The research team applied the classification system to 49 MPAs worldwide. These sites had already been studied for the effectiveness of their biodiversity conservation – namely, whether abundance and biomass of targeted fish species were higher in the MPAs than at control sites. Then the researchers compared how their conservation effectiveness correlated with three different levels of partial protection – “highly regulated”, “moderately regulated”, and “weakly regulated”. Highly regulated areas were defined as allowing five or fewer types of low-impact fishing gear (e.g., lines, octopus trap); moderately regulated areas allowed up to 10 low- to medium-impact fishing gear types (e.g., gillnets); and weakly regulated areas permitted higher-impact gear types, like beach seines or bottom trawling. (Although this study focused on fishing activity, the classification system does take non-fishing activities into consideration as well, like petroleum extraction or aquaculture.)

The findings were:

  • Highly regulated MPAs are effective for biodiversity protection;
  • Weakly regulated MPAs are never effective for biodiversity protection; and
  • Moderately regulated MPAs can be effective when adjacent to a fully protected area.

Lessons for planners

MPA News spoke with study co-author Joachim Claudet of the National Center for Scientific Research in France about the research and its implications for the planning and management of MPAs.

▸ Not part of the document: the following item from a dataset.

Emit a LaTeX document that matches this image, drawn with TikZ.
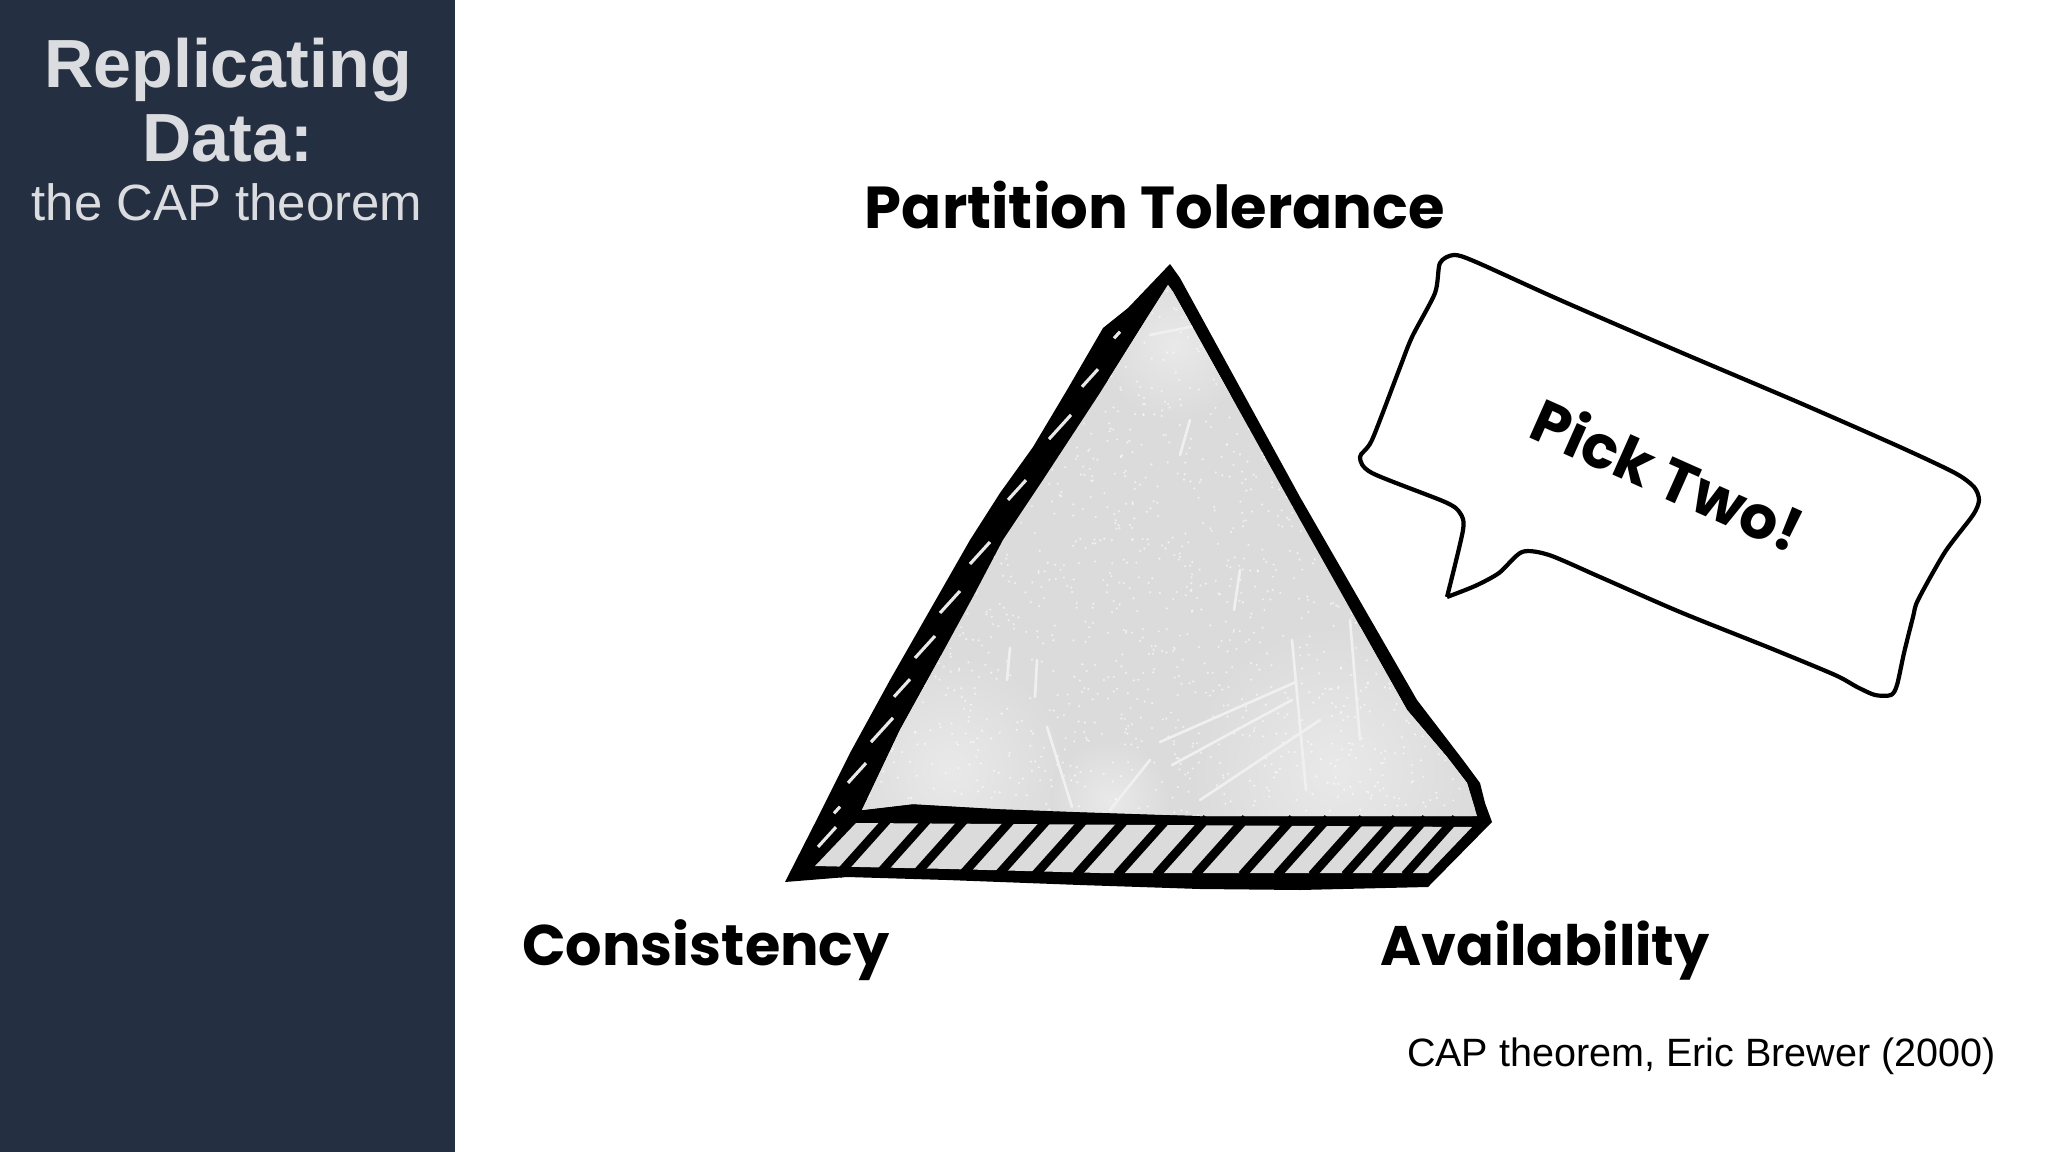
\documentclass[tikz,border=0pt]{standalone}
\usepackage{fontspec}
\setmainfont{Liberation Sans}
\newfontfamily\sketchfont{Poppins}
\usetikzlibrary{positioning}
\definecolor{sidebar}{HTML}{252F42}
\definecolor{titlegray}{HTML}{DBDCDF}
\definecolor{pyramid}{HTML}{DADBDA}
\definecolor{paler}{HTML}{E9E9E9}
\definecolor{scratch}{HTML}{F0F0F0}
\tikzset{
    title/.style={text=titlegray,anchor=base,font=\fontsize{38.8}{39}\selectfont\bfseries},
    subtitle/.style={text=titlegray,anchor=base,font=\fontsize{29}{29}\selectfont},
    corner/.style={anchor=base,font=\fontsize{#1}{#1}\sketchfont\bfseries},
    credit/.style={anchor=base east,font=\fontsize{22.5}{22.5}\selectfont},
    hatch/.style={line width=5pt},
    slot/.style={paler,line width=1.8pt},
    streak/.style={scratch,line width=1.5pt,line cap=round},
    patch/.style={inner color=paler,outer color=pyramid}
}
\begin{document}
\begin{tikzpicture}[x=0.02cm,y=-0.02cm]
    \useasboundingbox (0,0) rectangle (2048,1152);
    \fill[white] (0,0) rectangle (2048,1152);
    \fill[sidebar] (0,0) rectangle (455,1152);

    \node[title] (replicating) at (228,88) {Replicating};
    \node[title] (data) at (228,162) {Data:};
    \node[subtitle] (cap) at (227,221) {the CAP theorem};

    % the pyramid: black body first, the faces on top
    \fill[black,line join=round] (1170,264) -- (1128,308) -- (1103,328) -- (1067,390) -- (1033,447)
        -- (1000,493) -- (970,540) -- (930,610) -- (890,680) -- (850,753) -- (815,823) -- (785,882)
        -- (847,877) -- (947,880) -- (1080,885) -- (1200,889) -- (1300,890) -- (1428,887)
        -- (1492,822) -- (1485,803) -- (1480,783) -- (1463,760) -- (1440,730) -- (1417,700)
        -- (1300,497) -- (1180,278) -- cycle;
    \begin{scope}
        \clip (1168,285) -- (1147,318) -- (1100,393) -- (1043,480) -- (1003,540) -- (973,597)
            -- (937,663) -- (900,730) -- (862,810) -- (913,804) -- (1000,809) -- (1080,812)
            -- (1200,816) -- (1477,816) -- (1467,783) -- (1447,757) -- (1407,710) -- (1300,520)
            -- (1173,292) -- cycle;
        \fill[pyramid] (850,270) rectangle (1490,820);
        % paler patches
        \shade[patch] (1175,345) circle (75);
        \shade[patch] (950,770) circle (115);
        \shade[patch] (1335,770) circle (145);
        \shade[patch] (1110,800) circle (60);
        % speckle
        \pgfmathsetseed{4}
        \foreach \i in {1,...,1800}
            \fill[white,opacity=.6] ({860+rnd*620},{285+rnd*530}) circle (1.2);
        % scratches on the front face
        \foreach \xa/\ya/\xb/\yb in {1010/648/1007/680, 1037/660/1035/697, 1047/727/1072/807,
            1190/420/1180/455, 1296/682/1160/742, 1292/700/1172/765, 1292/640/1306/790,
            1350/620/1360/740, 1240/570/1234/610, 1150/335/1200/325, 1150/760/1110/810,
            1200/800/1320/720}
            \draw[streak] (\xa,\ya) -- (\xb,\yb);
    \end{scope}

    % slots in the left face
    \foreach \x/\y/\r in {1117/335/3, 1090/378/8, 1060/427/11, 1017/490/9, 980/553/10, 950/602/10,
        925/647/10, 902/688/8, 882/730/11, 857/773/9, 837/810/3, 827/837/9}
        \draw[slot] (\x-\r,\y+\r*1.1) -- (\x+\r,\y-\r*1.1);

    % stripes in the bottom face
    \fill[pyramid] (856,823) -- (1472,827) -- (1428,873) -- (1100,873) -- (950,869) -- (815,866) -- cycle;
    \foreach \x in {883,923,960,1007,1043,1080,1121,1162,1201,1240,1287,1322,1357,1390,1420,1450}
        \draw[hatch] (\x+6,818) -- (\x-45,875);

    % the speech bubble
    \draw[line width=2.4pt,line join=round] plot[smooth,tension=.45] coordinates {
        (1447,597) (1475,586) (1499,573) (1522,552) (1549,555) (1600,577) (1680,612) (1770,648)
        (1835,675) (1857,687) (1875,695) (1891,695) (1897,685) (1904,653) (1913,617) (1918,600)
        (1945,552) (1973,515) (1979,500) (1974,487) (1955,473) (1900,447) (1800,403) (1680,352)
        (1560,300) (1476,262) (1454,255) (1440,263) (1435,293) (1412,337) (1399,370) (1372,440)
        (1360,457) (1372,473) (1445,502) (1460,513) (1463,530) (1447,597)};
    \node[rotate=-24,font=\fontsize{34}{34}\sketchfont\bfseries] (pickTwo) at (1668,474) {Pick Two!};

    \node[corner=33.7] (partition) at (1155,229) {Partition Tolerance};
    \node[corner=32.6] (consistency) at (706,965) {Consistency};
    \node[corner=31.7] (availability) at (1545,965) {Availability};

    \node[credit] (brewer) at (2002,1066) {CAP theorem, Eric Brewer (2000)};
\end{tikzpicture}
\end{document}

MPA News: What guidance do these results give for the planning and management of partially protected MPAs?

Joachim Claudet: What can be drawn from those results is that MPA networks of different MPA classes, or zoned multiple-use MPAs, can be used to achieve ecological goals if designed properly. It is important for planners to be able to mix different levels of protection as stakeholders’ interests also have to be accounted for. Biodiversity conservation needs to go hand in hand with sustainable development.

Fully protected areas – no-take areas – can provide the greatest ecological benefits. But highly protected areas, which can allow some fishing, can also produce some ecological benefits. Such ecological benefits can even be reached in a moderately protected area, where more fishing is allowed, when a functioning fully protected area is attached to it.

With regard to weakly regulated areas, however, no direct ecological benefits can be expected as the impact of their allowed uses on biodiversity and habitat is too strong. But those areas could still be used to promote awareness-raising campaigns about the need for marine stewardship. Or they could provide a starting point for working with stakeholder groups on pathways to greater sustainability (i.e., strengthening the regulations), especially in co-management situations. This is the objective of some French MPAs (e.g., Gulf of Lion Natural Marine Park) that currently qualify as weakly regulated, where regulatory changes will need to come from the stakeholders themselves, as managers alone cannot implement such changes. 

This study focused only on ecological benefits. But in most cases, such ecological benefits are needed in order to generate social and economic benefits.

MPA News: Do you view the regulation-based classification system as having a potential role in planning MPAs, not just in categorizing or evaluating them? Planners, for example, could use the system to make sure their prospective MPAs qualify at least as “moderately regulated” before finalizing them.

Claudet: Yes, definitely. This is already happening. The score of the Cerbère-Banyuls Natural Marine Reserve in France – the first marine protected area to be on the IUCN Green List – is 4.7 in our classification system and hence qualifies as a highly protected MPA.* The local administration in charge of the MPA sought to enlarge the site’s partially protected zone, which surrounds a core no-take zone. But increasing only the size of the partially protected zone would have led the overall MPA score to be over 5, hence going from highly to moderately protected in the classification system. Because of that, the plan is now to try to increase the size of both zones proportionally to remain in the highly protected class.

MPA News: Most of the cases in your study database involved shallow-water coral reefs. Do you expect that your findings would apply to other marine ecosystems as well?

Claudet: We believe so. The classification is based on the impact of allowed activities on species selectivity and habitats but while developing it we had in mind all possible types of ecosystems, whether it be tropical or temperate systems, coastal or more pelagic MPAs.

* Editor’s note: The classification system assigns a numerical score to each MPA based on its cumulative uses. The scores range from 1 (fully protected) to 8 (unprotected).